__TASK INSTRUCTIONS__
How many lines of the data hold the word "source"? State the number and nothing else.

** begin GIVEN DATA **

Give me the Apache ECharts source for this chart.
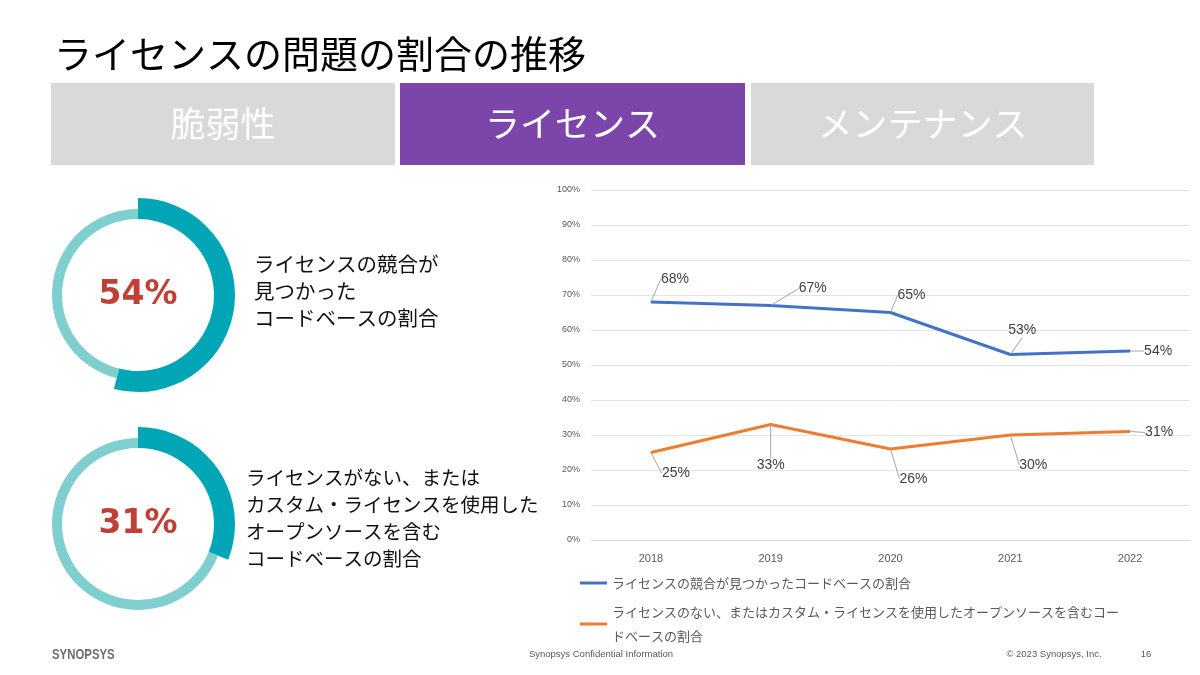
<!DOCTYPE html>
<html>
<head>
<meta charset="utf-8">
<script src="https://cdn.jsdelivr.net/npm/echarts@6/dist/echarts.min.js"></script>
<style>
html,body{margin:0;padding:0;background:#fff;}
#c{width:1200px;height:675px;}
</style>
</head>
<body>
<div id="c"></div>
<script>
// ---- data ----
const pageTitle = 'ライセンスの問題の割合の推移';
const tabLabels = ['脆弱性', 'ライセンス', 'メンテナンス'];
const activeTab = 1;
const donutValues = [54, 31];
const donutTexts = [
  'ライセンスの競合が\n見つかった\nコードベースの割合',
  'ライセンスがない、または\nカスタム・ライセンスを使用した\nオープンソースを含む\nコードベースの割合'
];
const years = ['2018', '2019', '2020', '2021', '2022'];
const seriesNames = [
  'ライセンスの競合が見つかったコードベースの割合',
  'ライセンスのない、またはカスタム・ライセンスを使用したオープンソースを含むコードベースの割合'
];
const conflictValues = [68, 67, 65, 53, 54];
const noLicenseValues = [25, 33, 26, 30, 31];
const yTicks = [0, 10, 20, 30, 40, 50, 60, 70, 80, 90, 100];
const footerCenter = 'Synopsys Confidential Information';
const footerRight = '© 2023 Synopsys, Inc.';
const pageNumber = '16';
const logoText = 'SYNOPSYS';

// ---- styling ----
const JP = '"Noto Sans CJK JP", "Noto Sans", sans-serif';
const BLUE = '#4472C4', ORANGE = '#ED7D31';
const TEAL = '#00A6B6', TEAL_LIGHT = '#80CFCF';
const labelOffsets = [
  [[24, -23], [42, -17], [21, -17], [12, -24], [28, 0]],
  [[25, 21], [0, 41], [23, 30], [23, 30], [29, 1]]
];

const chart = echarts.init(document.getElementById('c'), null, {renderer: 'canvas'});

const graphics = [];
graphics.push({
  type: 'text', left: 54, top: 35,
  style: {text: pageTitle, font: '38px ' + JP, fill: '#000'}
});
const tabX = [51, 400, 751], tabW = [344, 345, 343];
tabLabels.forEach((t, i) => {
  graphics.push({
    type: 'rect', shape: {x: tabX[i], y: 83, width: tabW[i], height: 82},
    style: {fill: i === activeTab ? '#7C45AA' : '#D9D9D9'}
  });
  graphics.push({
    type: 'text', x: tabX[i] + tabW[i] / 2, y: 124,
    style: {text: t, font: '35px ' + JP, fill: '#fff', textAlign: 'center', textVerticalAlign: 'middle'}
  });
});
const donutCenters = [[138, 295], [138, 524]];
graphics.push({
  type: 'text', left: 254, top: 251,
  style: {text: donutTexts[0], font: '20.5px ' + JP, fill: '#111', lineHeight: 27}
});
graphics.push({
  type: 'text', left: 246, top: 464,
  style: {text: donutTexts[1], font: '19.5px ' + JP, fill: '#111', lineHeight: 27}
});
graphics.push({
  type: 'text', x: 52, y: 647, scaleX: 0.76, originX: 0,
  style: {text: logoText, font: 'bold 15px "Liberation Sans", sans-serif', fill: '#6D6E71'}
});
graphics.push({
  type: 'text', x: 601, y: 654,
  style: {text: footerCenter, font: '9.5px "Liberation Sans", sans-serif', fill: '#595959', textAlign: 'center', textVerticalAlign: 'middle'}
});
graphics.push({
  type: 'text', x: 1054, y: 654,
  style: {text: footerRight, font: '9.5px "Liberation Sans", sans-serif', fill: '#595959', textAlign: 'center', textVerticalAlign: 'middle'}
});
graphics.push({
  type: 'text', x: 1146, y: 654,
  style: {text: pageNumber, font: '9.5px "Liberation Sans", sans-serif', fill: '#595959', textAlign: 'center', textVerticalAlign: 'middle'}
});

const pieSeries = [];
donutValues.forEach((v, i) => {
  pieSeries.push({
    type: 'pie', center: donutCenters[i], radius: [76, 97], startAngle: 90, clockwise: true,
    silent: true, emphasis: {disabled: true}, animation: false,
    label: {show: false}, labelLine: {show: false},
    data: [
      {value: v, name: 'a' + i, itemStyle: {color: TEAL},
       label: {show: true, position: 'center', formatter: '{c}%',
               fontSize: 33, fontWeight: 'bold', fontFamily: '"DejaVu Sans", sans-serif', color: '#BF4036'}},
      {value: 100 - v, name: 'b' + i, itemStyle: {color: 'rgba(0,0,0,0)'}}
    ]
  });
  pieSeries.push({
    type: 'pie', center: donutCenters[i], radius: [76, 86], startAngle: 90, clockwise: true,
    silent: true, emphasis: {disabled: true}, animation: false,
    label: {show: false}, labelLine: {show: false},
    data: [
      {value: v, name: 'c' + i, itemStyle: {color: 'rgba(0,0,0,0)'}},
      {value: 100 - v, name: 'd' + i, itemStyle: {color: TEAL_LIGHT}}
    ]
  });
});

function lineSeries(name, values, color, idx) {
  return {
    type: 'line', name: name, data: values,
    symbol: 'circle', symbolSize: 1, showSymbol: true,
    itemStyle: {color: color},
    lineStyle: {color: color, width: 3},
    animation: false,
    label: {show: true, position: 'inside', formatter: '{c}%', fontSize: 14,
            fontFamily: '"Liberation Sans", sans-serif', color: '#404040'},
    labelLine: {show: true, lineStyle: {color: '#A6A6A6', width: 1}},
    labelLayout: function (p) {
      const o = labelOffsets[idx][p.dataIndex];
      return {dx: o[0], dy: o[1]};
    }
  };
}

const option = {
  backgroundColor: '#fff',
  animation: false,
  graphic: graphics,
  grid: {left: 591, right: 10, top: 190, bottom: 135},
  xAxis: {
    type: 'category', data: years, boundaryGap: true,
    axisLine: {show: true, lineStyle: {color: '#D9D9D9'}},
    axisTick: {show: false},
    axisLabel: {color: '#595959', fontSize: 11, margin: 13, fontFamily: '"Liberation Sans", sans-serif'}
  },
  yAxis: {
    type: 'value', min: 0, max: 100, interval: 10,
    axisLine: {show: false}, axisTick: {show: false},
    splitLine: {lineStyle: {color: '#E3E3E3', width: 1}},
    axisLabel: {color: '#595959', fontSize: 9, margin: 11, formatter: '{value}%',
                fontFamily: '"Liberation Sans", sans-serif'}
  },
  legend: {
    orient: 'vertical', left: 575, top: 566, itemGap: 5,
    icon: 'rect', itemWidth: 27, itemHeight: 3,
    data: seriesNames,
    textStyle: {color: '#595959', fontSize: 13, fontFamily: JP, lineHeight: 24,
                width: 512, overflow: 'break'}
  },
  series: [
    lineSeries(seriesNames[0], conflictValues, BLUE, 0),
    lineSeries(seriesNames[1], noLicenseValues, ORANGE, 1)
  ].concat(pieSeries)
};
chart.setOption(option);
</script>
</body>
</html>
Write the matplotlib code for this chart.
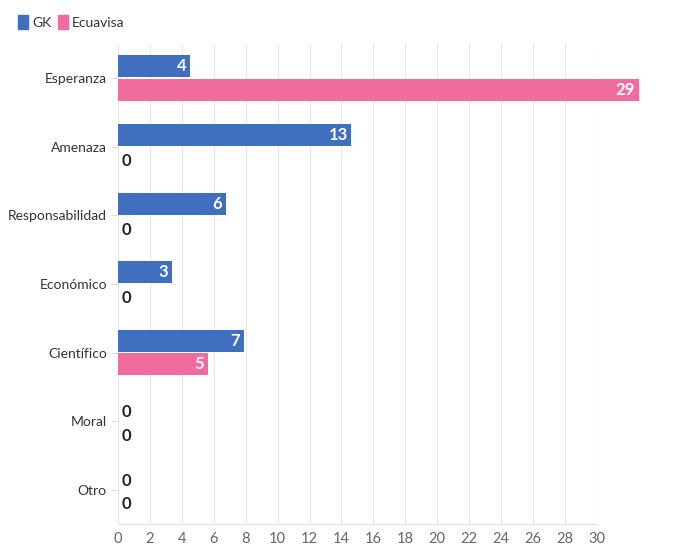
import matplotlib
import matplotlib.pyplot as plt
import numpy as np

matplotlib.use("Agg")

categories = ["Esperanza", "Amenaza", "Responsabilidad", "Económico", "Científico", "Moral", "Otro"]
gk = [4, 13, 6, 3, 7, 0, 0]
ecuavisa = [29, 0, 0, 0, 5, 0, 0]
series_names = ["GK", "Ecuavisa"]
colors = ["#3F6FBE", "#F06C9E"]
tick_values = list(range(0, 31, 2))

# the source chart draws its bars on a wider scale than its tick labels
tick_scale = 18 / 16

plt.rcParams["font.family"] = ["Lato", "DejaVu Sans"]

fig = plt.figure(figsize=(6.9, 5.54), dpi=100)
ax = fig.add_axes([0.171, 0.054, 0.694, 0.867])

y = np.arange(len(categories))
h = 0.32
off = 0.17

for vals, sign, color in [(gk, -1, colors[0]), (ecuavisa, 1, colors[1])]:
    ax.barh(y + sign * off, vals, height=h, color=color, zorder=3, clip_on=False)
    for yi, v in zip(y, vals):
        if v > 0:
            ax.text(v - 0.2, yi + sign * off, str(v), ha="right", va="center",
                    color="white", fontsize=12, fontweight="bold", zorder=4, clip_on=False)
        else:
            ax.text(0.2, yi + sign * off + 0.04, "0", ha="left", va="center",
                    color="#222222", fontsize=12, fontweight="bold", zorder=4)

ax.set_ylim(len(categories) - 0.5, -0.5)
ax.set_xlim(0, 30 / tick_scale)
ax.set_xticks([])
for t in tick_values:
    ax.axvline(t / tick_scale, color="#e8e8e8", linewidth=0.8, zorder=0)

sec = ax.secondary_xaxis("bottom", functions=(lambda x: x * tick_scale, lambda x: x / tick_scale))
sec.set_xticks(tick_values)
sec.tick_params(axis="x", length=0, colors="#666666", labelsize=10.5, pad=6)
sec.spines["bottom"].set_visible(False)

ax.set_yticks(y)
ax.set_yticklabels(categories)
ax.tick_params(axis="y", length=5, color="#dddddd", labelcolor="#333333", labelsize=10, pad=3)
for s in ["top", "right", "left"]:
    ax.spines[s].set_visible(False)
ax.spines["bottom"].set_color("#e0e0e0")

# legend
handles = [plt.Rectangle((0, 0), 1, 1, color=c) for c in colors]
fig.legend(handles, series_names, loc="upper left", bbox_to_anchor=(0.008, 0.995),
           ncol=2, frameon=False, fontsize=10, handlelength=0.7, handleheight=1.1,
           handletextpad=0.3, columnspacing=0.5, labelcolor="#333333")

fig.savefig("out.png", dpi=100)
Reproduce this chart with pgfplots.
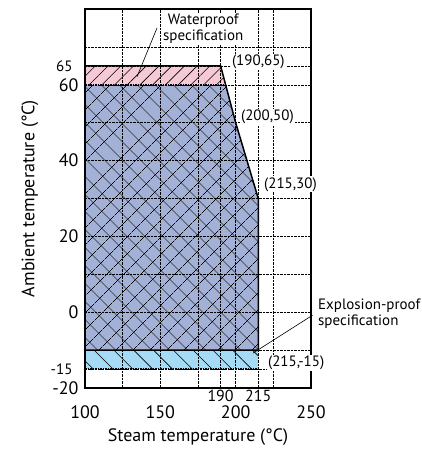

** end GIVEN DATA **

__CORRECT OUTPUT__
2